So, I have this friend. (No, really, it’s my friend, it’s not me, I set up my own Nagios server.) She’s a DBA with no responsibility for anything outside of a bunch of SQL Servers. Nagios wakes her up in the middle of the night if the web server goes down.
If you page people in the middle of the night over things that aren’t their responsibility, you’re just training them to ignore their pagers. I once worked with someone who was, according to legend, the only person ever to work at [name of company redacted] ever to successfully flush a pager. (And they didn’t even have Nagios at that time!)

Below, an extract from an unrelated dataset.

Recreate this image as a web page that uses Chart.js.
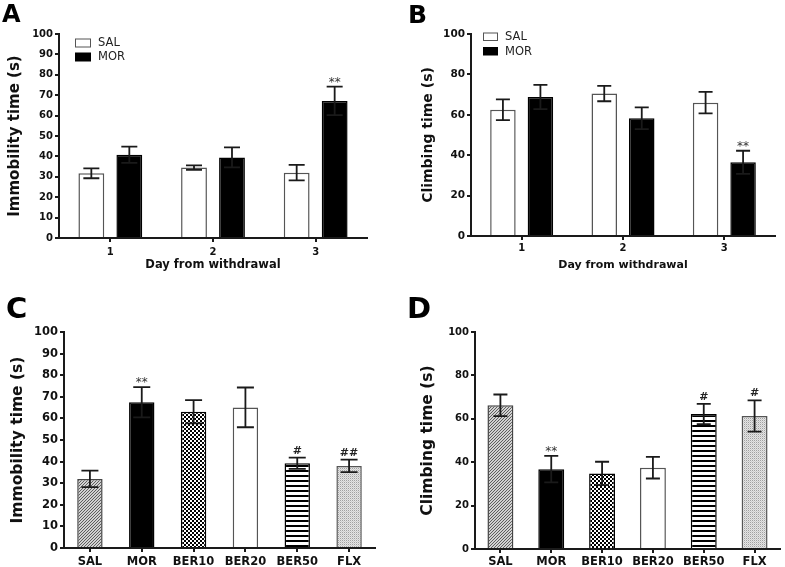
<!DOCTYPE html>
<html><head><meta charset="utf-8">
<script src="https://cdn.jsdelivr.net/npm/chart.js@4/dist/chart.umd.min.js"></script>
<style>
html,body{margin:0;padding:0;background:#fff;}
#wrap{position:relative;width:785px;height:567px;overflow:hidden;background:#fff;}
canvas{position:absolute;}
</style></head><body>
<div id="wrap">
<canvas id="cA" width="390" height="280" style="left:0px;top:0px;width:390px;height:280px"></canvas>
<canvas id="cB" width="395" height="280" style="left:390px;top:0px;width:395px;height:280px"></canvas>
<canvas id="cC" width="390" height="287" style="left:0px;top:280px;width:390px;height:287px"></canvas>
<canvas id="cD" width="395" height="287" style="left:390px;top:280px;width:395px;height:287px"></canvas>
</div>
<script>
// ---------- data ----------
const days = ['1', '2', '3'];
const seriesNames = ['SAL', 'MOR'];
const immSAL = [31.7, 34.5, 32.0];
const immSALerr = [2.4, 1.1, 3.8];
const immMOR = [40.8, 39.5, 67.2];
const immMORerr = [4.0, 4.9, 7.0];
const immMORsig = ['', '', '**'];
const climbSAL = [62.5, 70.5, 66.0];
const climbSALerr = [5.1, 3.8, 5.3];
const climbMOR = [68.8, 58.3, 36.5];
const climbMORerr = [6.0, 5.4, 5.7];
const climbMORsig = ['', '', '**'];
const treatments = ['SAL', 'MOR', 'BER10', 'BER20', 'BER50', 'FLX'];
const immTreat = [32.0, 67.5, 63.1, 65.1, 39.2, 38.0];
const immTreatErr = [3.8, 7.0, 5.4, 9.2, 2.6, 2.9];
const immTreatSig = ['', '**', '', '', '#', '##'];
const climbTreat = [66.2, 36.8, 34.8, 37.5, 62.2, 61.3];
const climbTreatErr = [5.0, 6.1, 5.4, 5.0, 4.7, 7.2];
const climbTreatSig = ['', '**', '', '', '#', '#'];
const immStep = 10;
const climbStep = 20;

const FF = "'DejaVu Sans', Verdana, sans-serif";
const AX = '#1a1a1a';

// ---------- patterns ----------
function tile(w, h, draw) {
  const c = document.createElement('canvas'); c.width = w; c.height = h;
  const x = c.getContext('2d'); draw(x); return c;
}
function patternsFor(canvasId) {
  const ctx = document.getElementById(canvasId).getContext('2d');
  const hatch = tile(3, 3, x => { x.fillStyle = '#d2d2d2'; x.fillRect(0,0,3,3); x.fillStyle = '#5e5e5e'; for (let i=0;i<3;i++) x.fillRect(i,2-i,1,1); });
  const check = tile(4, 4, x => { x.fillStyle = '#fff'; x.fillRect(0,0,4,4); x.fillStyle = '#000'; x.fillRect(0,0,2,2); x.fillRect(2,2,2,2); });
  const stripe = tile(4, 5, x => { x.fillStyle = '#fff'; x.fillRect(0,0,4,5); x.fillStyle = '#000'; x.fillRect(0,0,4,2); });
  const dots = tile(2, 2, x => { x.fillStyle = '#e4e4e4'; x.fillRect(0,0,2,2); x.fillStyle = '#a0a0a0'; x.fillRect(0,0,1,1); x.fillStyle = '#cccccc'; x.fillRect(1,1,1,1); });
  return [ctx.createPattern(hatch,'repeat'), '#000000', ctx.createPattern(check,'repeat'), '#ffffff', ctx.createPattern(stripe,'repeat'), ctx.createPattern(dots,'repeat')];
}
const treatBorders = ['#444', '#000', '#000', '#555', '#000', '#555'];

// ---------- decoration plugin ----------
function deco(cfg) {
  return {
    id: 'deco',
    afterDatasetsDraw(chart) {
      const ctx = chart.ctx, y = chart.scales.y;
      chart.data.datasets.forEach((ds, di) => {
        const meta = chart.getDatasetMeta(di);
        meta.data.forEach((bar, i) => {
          const v = ds.data[i], e = cfg.errs[di][i];
          const yt = y.getPixelForValue(v + e), yb = y.getPixelForValue(v - e);
          const c = cfg.cap / 2;
          ctx.save();
          ctx.strokeStyle = '#1a1a1a'; ctx.lineWidth = 1.8;
          ctx.beginPath();
          ctx.moveTo(bar.x, yt); ctx.lineTo(bar.x, yb);
          ctx.moveTo(bar.x - c, yt); ctx.lineTo(bar.x + c, yt);
          ctx.moveTo(bar.x - c, yb); ctx.lineTo(bar.x + c, yb);
          ctx.stroke();
          const s = cfg.sigs[di] ? cfg.sigs[di][i] : '';
          if (s) {
            ctx.textAlign = 'center'; ctx.textBaseline = 'alphabetic';
            if (s[0] === '*') { ctx.font = '12px ' + FF; ctx.fillStyle = '#333'; ctx.fillText(s, bar.x, yt - 1); }
            else { ctx.font = 'bold 11px ' + FF; ctx.fillStyle = '#222'; ctx.fillText(s, bar.x, yt - 4); }
          }
          ctx.restore();
        });
      });
    },
    afterDraw(chart) {
      const ctx = chart.ctx;
      ctx.save();
      ctx.fillStyle = '#000'; ctx.textAlign = 'left'; ctx.textBaseline = 'alphabetic';
      ctx.font = 'bold ' + cfg.letterSize + 'px ' + FF;
      ctx.fillText(cfg.letter, cfg.letterX, cfg.letterY);
      if (cfg.legend) {
        const L = cfg.legend;
        chart.data.datasets.forEach((ds, di) => {
          const by = L.ys[di];
          if (ds.backgroundColor === '#ffffff') {
            ctx.fillStyle = '#fff'; ctx.fillRect(L.x, by, L.w, L.h);
            ctx.strokeStyle = '#555'; ctx.lineWidth = 1;
            ctx.strokeRect(L.x + 0.5, by + 0.5, L.w - 1, L.h - 1);
          } else {
            ctx.fillStyle = '#000'; ctx.fillRect(L.x, by, L.w, L.h);
          }
          ctx.fillStyle = '#222'; ctx.font = '11.5px ' + FF; ctx.textBaseline = 'middle';
          ctx.fillText(ds.label, L.tx, by + L.h / 2 + 0.5);
        });
      }
      ctx.restore();
    }
  };
}

function opts(o) {
  return {
    responsive: false, animation: false, devicePixelRatio: 1,
    layout: { padding: { left: 0, top: o.top, right: o.right, bottom: 0 } },
    plugins: { legend: { display: false }, tooltip: { enabled: false } },
    scales: {
      x: {
        grid: { display: true, drawOnChartArea: false, offset: false, tickLength: 4, color: AX, lineWidth: 2 },
        border: { display: true, color: AX, width: 2 },
        ticks: { color: '#111', font: { family: FF, size: o.xts, weight: 'bold' }, padding: o.xtp, maxRotation: 0, autoSkip: false },
        title: o.xtitle ? { display: true, text: o.xtitle, color: '#111', font: { family: FF, size: o.xtitleSize, weight: 'bold', lineHeight: 1 }, padding: { top: 0, bottom: o.xtitlePad } } : { display: false },
        afterFit(s) { s.height = o.xh; }
      },
      y: {
        min: 0, max: 100,
        ticks: { stepSize: o.step, color: '#111', font: { family: FF, size: o.yts, weight: 'bold' }, padding: 2 },
        grid: { display: true, drawOnChartArea: false, tickLength: 4, color: AX, lineWidth: 2 },
        border: { display: true, color: AX, width: 2 },
        title: { display: true, text: o.ytitle, color: '#111', font: { family: FF, size: o.ytitleSize, weight: 'bold', lineHeight: 1 }, padding: { top: o.ytitlePad, bottom: 0 } },
        afterFit(s) { s.width = o.yw; }
      }
    }
  };
}

function groupedDatasets(salVals, morVals) {
  return [
    { label: seriesNames[0], data: salVals, backgroundColor: '#ffffff', borderColor: '#555', borderWidth: 1.5, categoryPercentage: 0.74, barPercentage: 0.68 },
    { label: seriesNames[1], data: morVals, backgroundColor: '#000000', borderColor: '#000', borderWidth: 1.5, categoryPercentage: 0.74, barPercentage: 0.68 }
  ];
}

// ---------- A ----------
new Chart(document.getElementById('cA'), {
  type: 'bar',
  data: { labels: days, datasets: groupedDatasets(immSAL, immMOR) },
  options: opts({ top: 34, right: 23, xh: 42, yw: 59, step: immStep, xts: 10, xtp: 4, yts: 10,
    xtitle: 'Day from withdrawal', xtitleSize: 11.5, xtitlePad: 9,
    ytitle: 'Immobility time (s)', ytitleSize: 15, ytitlePad: 7.5 }),
  plugins: [deco({ errs: [immSALerr, immMORerr], sigs: [null, immMORsig], cap: 16,
    letter: 'A', letterSize: 24, letterX: 2, letterY: 22,
    legend: { x: 75, ys: [38.5, 52.5], w: 16, h: 9, tx: 98 } })]
});

// ---------- B ----------
new Chart(document.getElementById('cB'), {
  type: 'bar',
  data: { labels: days, datasets: groupedDatasets(climbSAL, climbMOR) },
  options: opts({ top: 34, right: 10, xh: 44, yw: 81, step: climbStep, xts: 10, xtp: 2, yts: 10.5,
    xtitle: 'Day from withdrawal', xtitleSize: 11, xtitlePad: 9,
    ytitle: 'Climbing time (s)', ytitleSize: 14, ytitlePad: 31 }),
  plugins: [deco({ errs: [climbSALerr, climbMORerr], sigs: [null, climbMORsig], cap: 14,
    letter: 'B', letterSize: 25, letterX: 18, letterY: 23,
    legend: { x: 93, ys: [32.5, 47], w: 15, h: 8.5, tx: 115 } })]
});

// ---------- C ----------
new Chart(document.getElementById('cC'), {
  type: 'bar',
  data: { labels: treatments, datasets: [{ label: 'Immobility', data: immTreat, backgroundColor: patternsFor('cC'), borderColor: treatBorders, borderWidth: 1.5, categoryPercentage: 1, barPercentage: 0.49 }] },
  options: opts({ top: 52, right: 15, xh: 19, yw: 64, step: immStep, xts: 11.5, xtp: 3, yts: 11.5,
    xtitle: null, ytitle: 'Immobility time (s)', ytitleSize: 15.5, ytitlePad: 10 }),
  plugins: [deco({ errs: [immTreatErr], sigs: [immTreatSig], cap: 17,
    letter: 'C', letterSize: 29, letterX: 6, letterY: 38 })]
});

// ---------- D ----------
new Chart(document.getElementById('cD'), {
  type: 'bar',
  data: { labels: treatments, datasets: [{ label: 'Climbing', data: climbTreat, backgroundColor: patternsFor('cD'), borderColor: treatBorders, borderWidth: 1.5, categoryPercentage: 1, barPercentage: 0.51 }] },
  options: opts({ top: 52, right: 5, xh: 18, yw: 85, step: climbStep, xts: 11.5, xtp: 2.5, yts: 10,
    xtitle: null, ytitle: 'Climbing time (s)', ytitleSize: 15.5, ytitlePad: 30 }),
  plugins: [deco({ errs: [climbTreatErr], sigs: [climbTreatSig], cap: 14,
    letter: 'D', letterSize: 29, letterX: 17, letterY: 38 })]
});
</script>
</body></html>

I feel the same way about people who receive daily “CRITICAL!!!” emails that their servers’ drives are 98% full. Nagios is supposed to be informing you about things that are unusual. If your SQL Server typically uses 96% of its RAM (mine do), don’t turn off warnings and only receive notifications for critical, and don’t receive daily emails saying that the servers are using too much RAM. Up the thresholds to sane numbers that indicate an unusual condition. What do you think happens if, in the slew of daily emails about “CRITICAL!!!” there’s a disk that usually isn’t 100% full, or a service down, or a memory leak? No, no. You don’t want your slew of “Situation Normal: All Frelled Up” emails, you want to know when something unusual is occurring.
If you’re like me, you resist this. “Dammit, my C: drive should be at least 20% free!” There comes a time when you have to accept that a number is not an attainable number and work from there.